The data below should be restated word for word, with every picture omitted.

----

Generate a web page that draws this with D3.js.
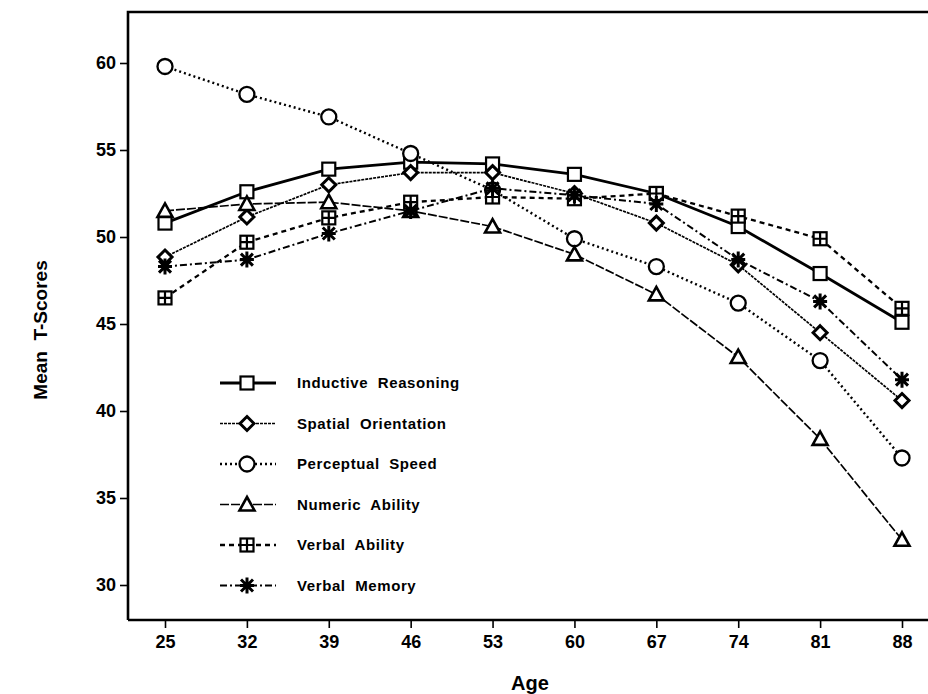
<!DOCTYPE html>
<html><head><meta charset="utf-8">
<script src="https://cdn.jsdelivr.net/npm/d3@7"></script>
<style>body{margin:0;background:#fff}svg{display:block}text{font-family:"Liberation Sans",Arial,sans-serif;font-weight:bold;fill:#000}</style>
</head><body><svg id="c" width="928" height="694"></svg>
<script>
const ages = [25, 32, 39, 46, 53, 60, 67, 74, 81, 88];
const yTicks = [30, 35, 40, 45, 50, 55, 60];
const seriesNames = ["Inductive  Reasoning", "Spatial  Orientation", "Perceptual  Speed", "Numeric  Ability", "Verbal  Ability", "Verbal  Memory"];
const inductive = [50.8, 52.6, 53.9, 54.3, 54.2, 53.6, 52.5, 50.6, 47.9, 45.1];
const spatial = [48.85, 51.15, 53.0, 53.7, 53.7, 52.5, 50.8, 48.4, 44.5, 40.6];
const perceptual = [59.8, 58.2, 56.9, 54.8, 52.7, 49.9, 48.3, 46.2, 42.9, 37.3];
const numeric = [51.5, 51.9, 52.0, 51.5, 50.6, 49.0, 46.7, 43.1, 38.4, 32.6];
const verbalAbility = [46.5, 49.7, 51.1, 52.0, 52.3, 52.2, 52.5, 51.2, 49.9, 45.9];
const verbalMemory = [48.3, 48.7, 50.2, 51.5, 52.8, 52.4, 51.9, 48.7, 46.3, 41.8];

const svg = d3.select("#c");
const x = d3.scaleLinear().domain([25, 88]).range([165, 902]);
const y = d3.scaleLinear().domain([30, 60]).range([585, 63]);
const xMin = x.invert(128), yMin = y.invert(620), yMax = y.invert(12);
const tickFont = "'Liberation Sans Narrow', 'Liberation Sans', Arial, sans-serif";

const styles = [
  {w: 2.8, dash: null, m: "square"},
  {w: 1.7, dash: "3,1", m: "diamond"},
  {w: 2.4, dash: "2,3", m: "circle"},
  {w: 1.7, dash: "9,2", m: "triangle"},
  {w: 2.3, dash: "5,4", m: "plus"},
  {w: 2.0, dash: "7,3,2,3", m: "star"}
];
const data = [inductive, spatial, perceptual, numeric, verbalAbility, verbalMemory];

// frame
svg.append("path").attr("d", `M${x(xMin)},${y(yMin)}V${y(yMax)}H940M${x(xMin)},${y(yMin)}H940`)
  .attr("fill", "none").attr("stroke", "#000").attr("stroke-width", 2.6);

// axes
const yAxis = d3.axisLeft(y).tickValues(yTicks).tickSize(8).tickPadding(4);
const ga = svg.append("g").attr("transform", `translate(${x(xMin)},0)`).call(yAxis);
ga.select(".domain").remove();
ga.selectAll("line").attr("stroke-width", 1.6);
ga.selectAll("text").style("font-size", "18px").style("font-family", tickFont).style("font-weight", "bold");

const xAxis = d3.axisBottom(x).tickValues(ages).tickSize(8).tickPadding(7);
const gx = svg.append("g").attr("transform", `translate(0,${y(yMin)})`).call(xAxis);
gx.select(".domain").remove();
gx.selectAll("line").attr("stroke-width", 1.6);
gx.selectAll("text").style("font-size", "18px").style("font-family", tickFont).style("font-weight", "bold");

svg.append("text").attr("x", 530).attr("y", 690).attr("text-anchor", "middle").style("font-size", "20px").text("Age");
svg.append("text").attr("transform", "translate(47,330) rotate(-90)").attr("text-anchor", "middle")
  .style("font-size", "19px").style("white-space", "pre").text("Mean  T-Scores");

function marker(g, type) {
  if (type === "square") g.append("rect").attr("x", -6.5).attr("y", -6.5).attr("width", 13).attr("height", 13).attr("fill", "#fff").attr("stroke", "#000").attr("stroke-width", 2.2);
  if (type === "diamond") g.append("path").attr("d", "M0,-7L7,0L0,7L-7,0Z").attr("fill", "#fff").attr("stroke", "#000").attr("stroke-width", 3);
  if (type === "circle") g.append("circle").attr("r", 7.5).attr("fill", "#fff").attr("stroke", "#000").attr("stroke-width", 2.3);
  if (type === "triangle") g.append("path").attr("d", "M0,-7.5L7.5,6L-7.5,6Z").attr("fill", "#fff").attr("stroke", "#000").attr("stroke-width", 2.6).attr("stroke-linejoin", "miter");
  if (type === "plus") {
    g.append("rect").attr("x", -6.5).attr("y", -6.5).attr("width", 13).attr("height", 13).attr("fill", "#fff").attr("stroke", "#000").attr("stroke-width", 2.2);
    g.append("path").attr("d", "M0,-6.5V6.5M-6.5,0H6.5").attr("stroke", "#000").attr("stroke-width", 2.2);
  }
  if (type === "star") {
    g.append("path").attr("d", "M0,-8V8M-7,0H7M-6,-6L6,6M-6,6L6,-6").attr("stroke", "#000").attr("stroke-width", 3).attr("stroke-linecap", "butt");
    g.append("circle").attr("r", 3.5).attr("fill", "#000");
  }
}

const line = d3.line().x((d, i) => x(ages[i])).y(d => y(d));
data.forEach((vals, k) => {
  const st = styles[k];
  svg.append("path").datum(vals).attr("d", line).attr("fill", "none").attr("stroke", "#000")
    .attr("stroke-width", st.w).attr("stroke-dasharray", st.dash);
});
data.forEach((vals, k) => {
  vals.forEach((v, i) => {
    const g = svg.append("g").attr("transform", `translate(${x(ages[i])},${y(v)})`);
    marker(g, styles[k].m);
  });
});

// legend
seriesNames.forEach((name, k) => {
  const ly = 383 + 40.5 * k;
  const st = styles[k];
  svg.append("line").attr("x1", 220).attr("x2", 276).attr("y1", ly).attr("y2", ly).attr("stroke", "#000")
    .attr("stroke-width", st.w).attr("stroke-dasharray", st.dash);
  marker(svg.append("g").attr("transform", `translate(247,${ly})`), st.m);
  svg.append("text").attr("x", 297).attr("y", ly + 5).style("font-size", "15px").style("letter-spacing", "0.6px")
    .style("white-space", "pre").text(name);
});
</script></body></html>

----

ANSWER TO THE EXERCISE
Generate a web page that draws this with D3.js.
<!DOCTYPE html>
<html><head><meta charset="utf-8">
<script src="https://cdn.jsdelivr.net/npm/d3@7"></script>
<style>body{margin:0;background:#fff}svg{display:block}text{font-family:"Liberation Sans",Arial,sans-serif;font-weight:bold;fill:#000}</style>
</head><body><svg id="c" width="928" height="694"></svg>
<script>
const ages = [25, 32, 39, 46, 53, 60, 67, 74, 81, 88];
const yTicks = [30, 35, 40, 45, 50, 55, 60];
const seriesNames = ["Inductive  Reasoning", "Spatial  Orientation", "Perceptual  Speed", "Numeric  Ability", "Verbal  Ability", "Verbal  Memory"];
const inductive = [50.8, 52.6, 53.9, 54.3, 54.2, 53.6, 52.5, 50.6, 47.9, 45.1];
const spatial = [48.85, 51.15, 53.0, 53.7, 53.7, 52.5, 50.8, 48.4, 44.5, 40.6];
const perceptual = [59.8, 58.2, 56.9, 54.8, 52.7, 49.9, 48.3, 46.2, 42.9, 37.3];
const numeric = [51.5, 51.9, 52.0, 51.5, 50.6, 49.0, 46.7, 43.1, 38.4, 32.6];
const verbalAbility = [46.5, 49.7, 51.1, 52.0, 52.3, 52.2, 52.5, 51.2, 49.9, 45.9];
const verbalMemory = [48.3, 48.7, 50.2, 51.5, 52.8, 52.4, 51.9, 48.7, 46.3, 41.8];

const svg = d3.select("#c");
const x = d3.scaleLinear().domain([25, 88]).range([165, 902]);
const y = d3.scaleLinear().domain([30, 60]).range([585, 63]);
const xMin = x.invert(128), yMin = y.invert(620), yMax = y.invert(12);
const tickFont = "'Liberation Sans Narrow', 'Liberation Sans', Arial, sans-serif";

const styles = [
  {w: 2.8, dash: null, m: "square"},
  {w: 1.7, dash: "3,1", m: "diamond"},
  {w: 2.4, dash: "2,3", m: "circle"},
  {w: 1.7, dash: "9,2", m: "triangle"},
  {w: 2.3, dash: "5,4", m: "plus"},
  {w: 2.0, dash: "7,3,2,3", m: "star"}
];
const data = [inductive, spatial, perceptual, numeric, verbalAbility, verbalMemory];

// frame
svg.append("path").attr("d", `M${x(xMin)},${y(yMin)}V${y(yMax)}H940M${x(xMin)},${y(yMin)}H940`)
  .attr("fill", "none").attr("stroke", "#000").attr("stroke-width", 2.6);

// axes
const yAxis = d3.axisLeft(y).tickValues(yTicks).tickSize(8).tickPadding(4);
const ga = svg.append("g").attr("transform", `translate(${x(xMin)},0)`).call(yAxis);
ga.select(".domain").remove();
ga.selectAll("line").attr("stroke-width", 1.6);
ga.selectAll("text").style("font-size", "18px").style("font-family", tickFont).style("font-weight", "bold");

const xAxis = d3.axisBottom(x).tickValues(ages).tickSize(8).tickPadding(7);
const gx = svg.append("g").attr("transform", `translate(0,${y(yMin)})`).call(xAxis);
gx.select(".domain").remove();
gx.selectAll("line").attr("stroke-width", 1.6);
gx.selectAll("text").style("font-size", "18px").style("font-family", tickFont).style("font-weight", "bold");

svg.append("text").attr("x", 530).attr("y", 690).attr("text-anchor", "middle").style("font-size", "20px").text("Age");
svg.append("text").attr("transform", "translate(47,330) rotate(-90)").attr("text-anchor", "middle")
  .style("font-size", "19px").style("white-space", "pre").text("Mean  T-Scores");

function marker(g, type) {
  if (type === "square") g.append("rect").attr("x", -6.5).attr("y", -6.5).attr("width", 13).attr("height", 13).attr("fill", "#fff").attr("stroke", "#000").attr("stroke-width", 2.2);
  if (type === "diamond") g.append("path").attr("d", "M0,-7L7,0L0,7L-7,0Z").attr("fill", "#fff").attr("stroke", "#000").attr("stroke-width", 3);
  if (type === "circle") g.append("circle").attr("r", 7.5).attr("fill", "#fff").attr("stroke", "#000").attr("stroke-width", 2.3);
  if (type === "triangle") g.append("path").attr("d", "M0,-7.5L7.5,6L-7.5,6Z").attr("fill", "#fff").attr("stroke", "#000").attr("stroke-width", 2.6).attr("stroke-linejoin", "miter");
  if (type === "plus") {
    g.append("rect").attr("x", -6.5).attr("y", -6.5).attr("width", 13).attr("height", 13).attr("fill", "#fff").attr("stroke", "#000").attr("stroke-width", 2.2);
    g.append("path").attr("d", "M0,-6.5V6.5M-6.5,0H6.5").attr("stroke", "#000").attr("stroke-width", 2.2);
  }
  if (type === "star") {
    g.append("path").attr("d", "M0,-8V8M-7,0H7M-6,-6L6,6M-6,6L6,-6").attr("stroke", "#000").attr("stroke-width", 3).attr("stroke-linecap", "butt");
    g.append("circle").attr("r", 3.5).attr("fill", "#000");
  }
}

const line = d3.line().x((d, i) => x(ages[i])).y(d => y(d));
data.forEach((vals, k) => {
  const st = styles[k];
  svg.append("path").datum(vals).attr("d", line).attr("fill", "none").attr("stroke", "#000")
    .attr("stroke-width", st.w).attr("stroke-dasharray", st.dash);
});
data.forEach((vals, k) => {
  vals.forEach((v, i) => {
    const g = svg.append("g").attr("transform", `translate(${x(ages[i])},${y(v)})`);
    marker(g, styles[k].m);
  });
});

// legend
seriesNames.forEach((name, k) => {
  const ly = 383 + 40.5 * k;
  const st = styles[k];
  svg.append("line").attr("x1", 220).attr("x2", 276).attr("y1", ly).attr("y2", ly).attr("stroke", "#000")
    .attr("stroke-width", st.w).attr("stroke-dasharray", st.dash);
  marker(svg.append("g").attr("transform", `translate(247,${ly})`), st.m);
  svg.append("text").attr("x", 297).attr("y", ly + 5).style("font-size", "15px").style("letter-spacing", "0.6px")
    .style("white-space", "pre").text(name);
});
</script></body></html>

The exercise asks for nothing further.